A Supersensitive Probe for Rapid Colorimetric Detection of Nickel Ion Based on a Sensing Mechanism of Anti-etching

Redundant nickel is harmful to human health and can result in skin diseases, allergies, or cancer. Although many probes based on noble metal nanoparticles have been established for rapid heavy metal ion detection by the naked eye or ultraviolet-visible (UV-vis) spectroscopy, few noble metal nanomaterials have been developed for Ni2+ detection. In this study, we propose novel triangular silver nanoprisms (AgNPRs) stabilized with glutathione (GSH) for rapid colorimetric detection of Ni2+ based on a sensing mechanism of anti-etching, which has been affirmed by Raman spectra, UV-vis spectra, transmission electron microscopy, and dynamic light scattering. At the optimal experimental parameters, our GSH-AgNPR-based Ni2+ probe has an excellent selectivity compared with those of 26 other ions because Ni2+ can inhibit the AgNPR etching by iodide ion (11 (i.e., anti-etching) while other ions cannot.
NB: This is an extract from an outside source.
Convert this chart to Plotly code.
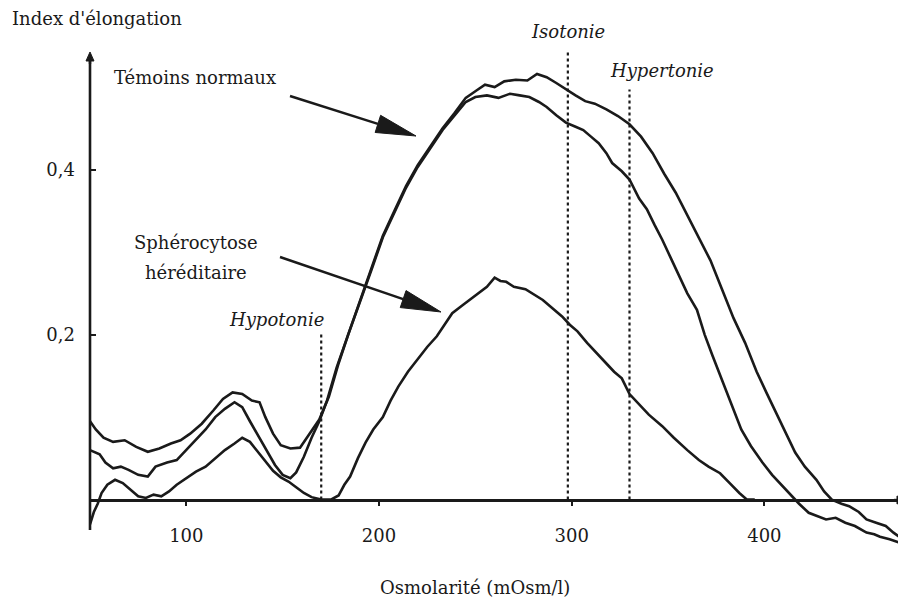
import math
import plotly.graph_objects as go

# ---------------- data ----------------
temoins_a_x = [50, 53, 57, 62, 68, 74, 80, 86, 92, 97, 102, 108, 114, 119, 124, 129, 134, 138, 141, 145,
               149, 154, 159, 164, 169, 174, 179, 184, 190, 196, 202, 208, 214, 220, 227, 233, 239, 245,
               250, 255, 260, 265, 271, 277, 282, 287, 292, 297, 302, 307, 312, 318, 324, 330, 336, 342,
               348, 354, 360, 366, 372, 378, 384, 390, 396, 401, 406, 411, 416, 421, 427, 431, 435, 440,
               444, 449, 453, 458, 463, 467, 470]
temoins_a_y = [0.095, 0.085, 0.075, 0.07, 0.072, 0.064, 0.058, 0.062, 0.068, 0.072, 0.08, 0.092, 0.108,
               0.122, 0.13, 0.128, 0.12, 0.118, 0.10, 0.08, 0.066, 0.062, 0.063, 0.08, 0.097, 0.125, 0.165,
               0.2, 0.24, 0.28, 0.32, 0.35, 0.38, 0.405, 0.43, 0.45, 0.468, 0.487, 0.495, 0.503, 0.5, 0.507,
               0.509, 0.508, 0.516, 0.512, 0.505, 0.497, 0.49, 0.483, 0.48, 0.473, 0.465, 0.455, 0.44, 0.42,
               0.395, 0.372, 0.345, 0.318, 0.29, 0.255, 0.22, 0.19, 0.155, 0.13, 0.105, 0.08, 0.057, 0.04,
               0.024, 0.01, 0.0, -0.005, -0.008, -0.015, -0.024, -0.028, -0.032, -0.04, -0.045]

temoins_b_x = [50, 55, 58, 62, 66, 70, 75, 80, 84, 90, 95, 100, 105, 110, 115, 120, 125, 129, 133, 138,
               142, 146, 150, 154, 157, 161, 165, 169, 173, 178, 184, 190, 196, 202, 208, 214, 220, 227,
               233, 239, 245, 250, 256, 262, 268, 273, 278, 283, 287, 292, 297, 302, 306, 310, 314, 318,
               321, 326, 330, 335, 339, 343, 347, 352, 356, 360, 365, 369, 373, 378, 383, 388, 393, 399,
               404, 408, 414, 418, 423, 428, 432, 437, 442, 447, 453, 457, 460, 465, 470]
temoins_b_y = [0.06, 0.055, 0.045, 0.038, 0.04, 0.036, 0.03, 0.028, 0.04, 0.045, 0.048, 0.06, 0.072, 0.085,
               0.1, 0.11, 0.118, 0.112, 0.095, 0.075, 0.058, 0.042, 0.03, 0.026, 0.033, 0.052, 0.075, 0.095,
               0.12, 0.16, 0.2, 0.238, 0.278, 0.318, 0.348, 0.378, 0.403, 0.428, 0.448, 0.465, 0.482, 0.488,
               0.49, 0.487, 0.492, 0.49, 0.488, 0.482, 0.476, 0.466, 0.457, 0.452, 0.448, 0.44, 0.432, 0.42,
               0.408, 0.398, 0.388, 0.365, 0.352, 0.333, 0.315, 0.29, 0.27, 0.25, 0.23, 0.2, 0.175, 0.145,
               0.115, 0.085, 0.065, 0.045, 0.03, 0.02, 0.004, -0.005, -0.016, -0.02, -0.024, -0.022, -0.028,
               -0.032, -0.04, -0.042, -0.045, -0.048, -0.052]

sphero_x = [50, 52, 54, 56, 59, 63, 67, 71, 75, 79, 83, 87, 91, 95, 100, 105, 110, 115, 120, 125, 129, 133,
            137, 141, 145, 149, 153, 157, 161, 165, 170, 175, 179, 182, 185, 189, 193, 197, 202, 206, 210,
            215, 221, 225, 230, 234, 238, 243, 247, 251, 256, 260, 263, 266, 270, 276, 281, 285, 290, 295,
            299, 303, 308, 313, 318, 322, 326, 330, 335, 340, 347, 353, 360, 366, 371, 377, 382, 387, 391, 395]
sphero_y = [-0.03, -0.015, -0.005, 0.008, 0.018, 0.024, 0.02, 0.012, 0.004, 0.002, 0.006, 0.004, 0.01,
            0.018, 0.026, 0.034, 0.04, 0.05, 0.06, 0.068, 0.075, 0.07, 0.058, 0.046, 0.035, 0.027, 0.022,
            0.015, 0.008, 0.003, 0.0, 0.0, 0.005, 0.018, 0.028, 0.05, 0.069, 0.085, 0.1, 0.12, 0.137, 0.155,
            0.173, 0.185, 0.198, 0.212, 0.226, 0.235, 0.242, 0.25, 0.258, 0.269, 0.265, 0.264, 0.258, 0.255,
            0.248, 0.242, 0.232, 0.222, 0.212, 0.204, 0.19, 0.178, 0.165, 0.155, 0.147, 0.128, 0.115, 0.103,
            0.089, 0.075, 0.06, 0.048, 0.04, 0.032, 0.02, 0.008, 0.0, 0.0]

marker_names = ["Hypotonie", "Isotonie", "Hypertonie"]
marker_x = [170, 298, 330]
marker_top = [0.2, 0.543, 0.497]

x_ticks = [100, 200, 300, 400]
y_ticks = [0.2, 0.4]

# ---------------- figure ----------------
OFF = 8                      # the page body adds an 8px margin around the figure
W, H = 906 - OFF, 608 - OFF
# plot area in page pixels: x 90..906, y 50..545
ML, MR = 90 - OFF, 0
MT, MB = 50 - OFF, H - (545 - OFF)
X_RANGE = [50, 473.5]
Y_RANGE = [-0.055, 0.545]
FONT = "DejaVu Serif"
INK = "#1a1a1a"
FS = 18


def px2paper(px, py):
    fx, fy = px - OFF, py - OFF
    return (fx - ML) / (W - ML - MR), 1 - (fy - MT) / (H - MT - MB)


fig = go.Figure()
line_style = dict(color=INK, width=2.6)
fig.add_trace(go.Scatter(x=temoins_a_x, y=temoins_a_y, mode="lines", line=line_style,
                         name="Témoins normaux", showlegend=False, cliponaxis=False))
fig.add_trace(go.Scatter(x=temoins_b_x, y=temoins_b_y, mode="lines", line=line_style,
                         name="Témoins normaux", showlegend=False, cliponaxis=False))
fig.add_trace(go.Scatter(x=sphero_x, y=sphero_y, mode="lines", line=line_style,
                         name="Sphérocytose héréditaire", showlegend=False, cliponaxis=False))

# dotted reference lines
for xv, top in zip(marker_x, marker_top):
    fig.add_shape(type="line", xref="x", yref="y", x0=xv, x1=xv, y0=0, y1=top,
                  line=dict(color=INK, width=2.2, dash="dot"))

# y axis line (page pixels x=90, from y=530 up to the arrow tip)
ya0 = px2paper(90, 530)
ya1 = px2paper(90, 60)
fig.add_shape(type="line", xref="paper", yref="paper", x0=ya0[0], x1=ya1[0], y0=ya0[1], y1=ya1[1],
              line=dict(color=INK, width=2.6))

annotations = []
txt = dict(family=FONT, size=FS, color=INK)
itxt = dict(family=FONT, size=FS, color=INK, style="italic")


def label(text, px, py, font=txt, xanchor="center"):
    xp, yp = px2paper(px, py)
    annotations.append(dict(text=text, x=xp, y=yp, xref="paper", yref="paper",
                            showarrow=False, font=font, xanchor=xanchor, yanchor="middle"))


label("Index d'élongation", 10, 18, xanchor="left")
label("Osmolarité (mOsm/l)", 475, 587)
label("Témoins normaux", 195, 77)
label("Sphérocytose", 196, 242)
label("héréditaire", 196, 272)
label("<i>Hypotonie</i>", 276, 319, font=itxt)
label("<i>Isotonie</i>", 568, 32, font=itxt)
label("<i>Hypertonie</i>", 662, 70, font=itxt)


def head_path(tail, tip, length, half):
    dx, dy = tip[0] - tail[0], tip[1] - tail[1]
    n = math.hypot(dx, dy)
    ux, uy = dx / n, dy / n
    bx, by = tip[0] - ux * length, tip[1] - uy * length
    pts = [tip, (bx - uy * half, by + ux * half), (bx + uy * half, by - ux * half)]
    pp = [px2paper(*p) for p in pts]
    return "M {:.5f} {:.5f} L {:.5f} {:.5f} L {:.5f} {:.5f} Z".format(
        pp[0][0], pp[0][1], pp[1][0], pp[1][1], pp[2][0], pp[2][1]), (bx, by)


def arrow(tail, tip, length=40, half=9, width=2.4):
    path, base = head_path(tail, tip, length, half)
    x0, y0 = px2paper(*tail)
    x1, y1 = px2paper(*base)
    fig.add_shape(type="line", xref="paper", yref="paper", x0=x0, y0=y0, x1=x1, y1=y1,
                  line=dict(color=INK, width=width))
    fig.add_shape(type="path", xref="paper", yref="paper", path=path,
                  fillcolor=INK, line=dict(color=INK, width=1))


arrow((290, 96), (416, 136))
arrow((280, 257), (441, 312))
# axis arrow tips
arrow((90, 64), (90, 52), length=9, half=4)
arrow((894, 500), (906, 500), length=9, half=4)

fig.update_layout(
    width=W, height=H,
    margin=dict(l=ML, r=MR, t=MT, b=MB, autoexpand=False),
    paper_bgcolor="white", plot_bgcolor="white",
    separators=",.",
    showlegend=False,
    annotations=annotations,
    xaxis=dict(range=X_RANGE, anchor="free", position=(0 - Y_RANGE[0]) / (Y_RANGE[1] - Y_RANGE[0]),
               automargin=False,
               showline=True, linecolor=INK, linewidth=2.6, showgrid=False, zeroline=False,
               tickvals=x_ticks, ticks="outside", ticklen=5, tickwidth=2, tickcolor=INK,
               ticklabelstandoff=14, tickfont=dict(family=FONT, size=FS, color=INK)),
    yaxis=dict(range=Y_RANGE, showline=False, showgrid=False, zeroline=False, automargin=False,
               tickvals=y_ticks, tickformat=".1f", ticks="inside", ticklen=6, tickwidth=2,
               tickcolor=INK, ticklabelstandoff=14, tickfont=dict(family=FONT, size=FS, color=INK)),
)

fig.write_html("out.html")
The limit of detection (LOD) of our Ni2+ probe is 50 nM via the naked eye and 5 nM via UV-vis spectroscopy. They are both negligible compared with the permissible limit of Ni2+ in drinking water (0.34 mu M) prescribed by the World Health Organization. In particular, the latter is far lower than the LOD values of other reported Ni2+ probes based on noble metal nanomaterials. A satisfying linear relationship reinforces that our probe can be utilized for the quantitative analysis of Ni2+. The detection of real water samples indicates that our probe could be used for rapid Ni2+ colorimetric detection with supersensitivity and excellent selectivity in real environmental water samples.